# PROBLEM:
Leave out all pictures. Return exactly the lines from the top of the material through the line containing "-- (\x1-10pt,\y1-20pt) -- (\x1-22pt,\y1-20pt)".

# RAW DATA:
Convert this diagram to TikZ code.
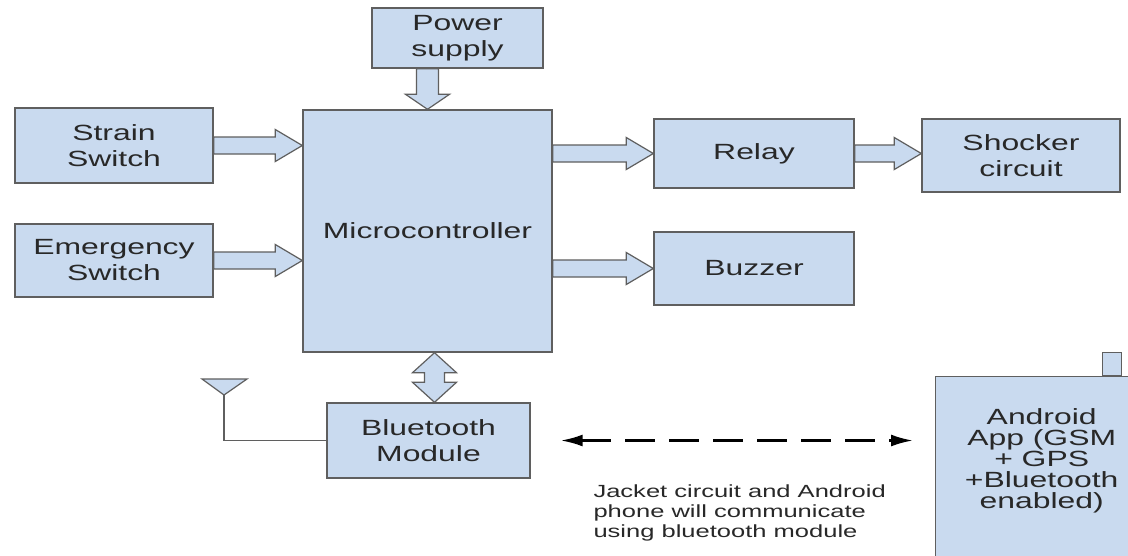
\documentclass[tikz,border=0pt]{standalone}
\usepackage{fontspec}
\setmainfont{Liberation Sans}[FakeStretch=1.45]
\usetikzlibrary{arrows.meta}
\usetikzlibrary{calc}
\definecolor{boxfill}{RGB}{201,218,239}
\definecolor{boxline}{RGB}{95,95,95}
\definecolor{inkgray}{RGB}{40,40,40}
\tikzstyle{block}=[rectangle,draw=boxline,fill=boxfill,line width=1.4pt,inner sep=0pt,align=center,text=inkgray,font=\fontsize{22}{26}\selectfont]
\tikzstyle{fat}=[draw=boxline,fill=boxfill,line width=1.2pt,line join=miter]
\tikzstyle{airlink}=[line width=2.5pt,dash pattern=on 30pt off 14pt,{Latex[length=22pt,width=12pt]}-{Latex[length=22pt,width=12pt]}]
% hollow block arrows
\newcommand{\harrow}[2]{%
    \path[fat] let \p1=#1, \p2=#2 in
        (\x1,\y1+8.5pt) -- (\x2-27pt,\y1+8.5pt) -- (\x2-27pt,\y1+16pt) -- (\x2,\y1)
        -- (\x2-27pt,\y1-16pt) -- (\x2-27pt,\y1-8.5pt) -- (\x1,\y1-8.5pt) -- cycle;}
\newcommand{\varrow}[2]{%
    \path[fat] let \p1=#1, \p2=#2 in
        (\x1-11pt,\y1) -- (\x1-11pt,\y2+15pt) -- (\x1-22pt,\y2+15pt) -- (\x1,\y2)
        -- (\x1+22pt,\y2+15pt) -- (\x1+11pt,\y2+15pt) -- (\x1+11pt,\y1) -- cycle;}
\newcommand{\vdarrow}[2]{%
    \path[fat] let \p1=#1, \p2=#2 in
        (\x1,\y1) -- (\x1+22pt,\y1-20pt) -- (\x1+10pt,\y1-20pt) -- (\x1+10pt,\y2+20pt)
        -- (\x1+22pt,\y2+20pt) -- (\x1,\y2) -- (\x1-22pt,\y2+20pt) -- (\x1-10pt,\y2+20pt)
        -- (\x1-10pt,\y1-20pt) -- (\x1-22pt,\y1-20pt) -- cycle;}

\begin{document}
\begin{tikzpicture}[x=1pt, y=-1pt]
    \useasboundingbox[fill=white] (0,0) rectangle (1128,555);
    % blocks
    \node[block, minimum width=171, minimum height=60] (power) at (457.5,38) {Power\\supply};
    \node[block, minimum width=198, minimum height=75] (strain) at (114,145.5) {Strain\\Switch};
    \node[block, minimum width=198, minimum height=73] (emerg) at (114,260.5) {Emergency\\Switch};
    \node[block, minimum width=249, minimum height=242] (micro) at (427.5,231) {Microcontroller};
    \node[block, minimum width=200, minimum height=69] (relay) at (754,153.5) {Relay};
    \node[block, minimum width=200, minimum height=73] (buzzer) at (754,268.5) {Buzzer};
    \node[block, minimum width=198, minimum height=73] (shocker) at (1021,155.5) {Shocker\\circuit};
    \node[block, minimum width=203, minimum height=75] (bt) at (428.5,440.5) {Bluetooth\\Module};
    % phone
    \node[block, minimum width=19, minimum height=23, anchor=south west] (phoneant) at (1102,376) {};
    \node[block, minimum width=212, minimum height=240, anchor=north west] (phone) at (935,376) {};
    \node[align=center, text=inkgray, font=\fontsize{22}{21}\selectfont] (android) at ($(phone.north)+(0,85)$)
        {Android\\App (GSM\\+ GPS\\+Bluetooth\\enabled)};
    % antenna
    \coordinate (anttip) at (224,395);
    \draw[fat] (anttip) -- ++(-22,-16) -- ++(45,0) -- cycle;
    \draw[boxline, line width=1.4pt] (bt.west) -| (anttip);
    % block arrows
    \varrow{(micro.north |- power.south)}{(micro.north)}
    \harrow{(strain.east)}{(strain.east -| micro.west)}
    \harrow{(emerg.east)}{(emerg.east -| micro.west)}
    \harrow{(relay.west -| micro.east)}{(relay.west)}
    \harrow{(buzzer.west -| micro.east)}{(buzzer.west)}
    \harrow{(relay.east)}{(relay.east -| shocker.west)}
    \vdarrow{([xshift=7pt]micro.south)}{([xshift=7pt]micro.south |- bt.north)}
    % wireless link
    \draw[airlink, shorten <=30pt, shorten >=22pt] (bt.east) -- (bt.east -| phone.west);
    \node[anchor=west, align=left, text=inkgray, font=\fontsize{17.6}{20}\selectfont] (note) at (590,513)
        {Jacket circuit and Android\\phone will communicate\\using bluetooth module};
\end{tikzpicture}
\end{document}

# FINAL ANSWER:
Convert this diagram to TikZ code.
\documentclass[tikz,border=0pt]{standalone}
\usepackage{fontspec}
\setmainfont{Liberation Sans}[FakeStretch=1.45]
\usetikzlibrary{arrows.meta}
\usetikzlibrary{calc}
\definecolor{boxfill}{RGB}{201,218,239}
\definecolor{boxline}{RGB}{95,95,95}
\definecolor{inkgray}{RGB}{40,40,40}
\tikzstyle{block}=[rectangle,draw=boxline,fill=boxfill,line width=1.4pt,inner sep=0pt,align=center,text=inkgray,font=\fontsize{22}{26}\selectfont]
\tikzstyle{fat}=[draw=boxline,fill=boxfill,line width=1.2pt,line join=miter]
\tikzstyle{airlink}=[line width=2.5pt,dash pattern=on 30pt off 14pt,{Latex[length=22pt,width=12pt]}-{Latex[length=22pt,width=12pt]}]
% hollow block arrows
\newcommand{\harrow}[2]{%
    \path[fat] let \p1=#1, \p2=#2 in
        (\x1,\y1+8.5pt) -- (\x2-27pt,\y1+8.5pt) -- (\x2-27pt,\y1+16pt) -- (\x2,\y1)
        -- (\x2-27pt,\y1-16pt) -- (\x2-27pt,\y1-8.5pt) -- (\x1,\y1-8.5pt) -- cycle;}
\newcommand{\varrow}[2]{%
    \path[fat] let \p1=#1, \p2=#2 in
        (\x1-11pt,\y1) -- (\x1-11pt,\y2+15pt) -- (\x1-22pt,\y2+15pt) -- (\x1,\y2)
        -- (\x1+22pt,\y2+15pt) -- (\x1+11pt,\y2+15pt) -- (\x1+11pt,\y1) -- cycle;}
\newcommand{\vdarrow}[2]{%
    \path[fat] let \p1=#1, \p2=#2 in
        (\x1,\y1) -- (\x1+22pt,\y1-20pt) -- (\x1+10pt,\y1-20pt) -- (\x1+10pt,\y2+20pt)
        -- (\x1+22pt,\y2+20pt) -- (\x1,\y2) -- (\x1-22pt,\y2+20pt) -- (\x1-10pt,\y2+20pt)
        -- (\x1-10pt,\y1-20pt) -- (\x1-22pt,\y1-20pt) -- cycle;}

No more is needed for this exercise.